A leadership transition in a theocratic state is not a private matter. It is a transfer of custody over a state apparatus, a sanctions architecture, a regional corridor strategy, and a domestic repression machine. The messaging discipline on display at Najaf is itself a tell: when a regime is this synchronised on the optics, it is usually because the substance is unsettled.
What the three channels actually said
Read together, the items are more revealing for their convergence than for their differences. Khamenei.ir's English channel led with the Najaf departure and the Mashhad destination. Tasnim, the outlet most closely tied to the IRGC, repeated the same coordinates inside fifteen minutes and added the Persian calendar date, 04/18/1405, anchoring the moment in Iran's official timekeeping.
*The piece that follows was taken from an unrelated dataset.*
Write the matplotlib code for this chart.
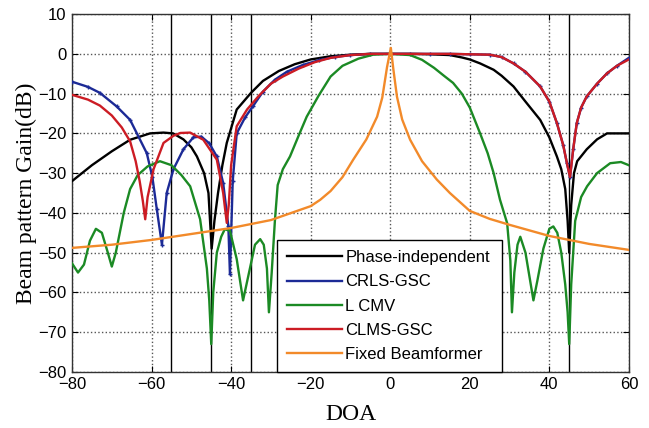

Press TV, the regime's English-language broadcaster, added a single phrase the others did not: "final journey."
That word — final — is the only editorial choice on display. The Najaf-Mashhad route is not strictly the most direct path from Iraq to a state funeral in Tehran. It is, however, the most choreographically meaningful: Najaf because of its centrality to Shia pilgrimage and its proximity to the Iraqi shrine cities where Iran's regional influence has been most actively contested; Mashhad because it is the resting place of the eighth Imam's shrine, and because Iran's last Supreme Leader willed, reportedly, to be interred there. The route is not geography. It is theology rendered as logistics.
What the silence is doing
Three things are conspicuous by their absence from these wire items.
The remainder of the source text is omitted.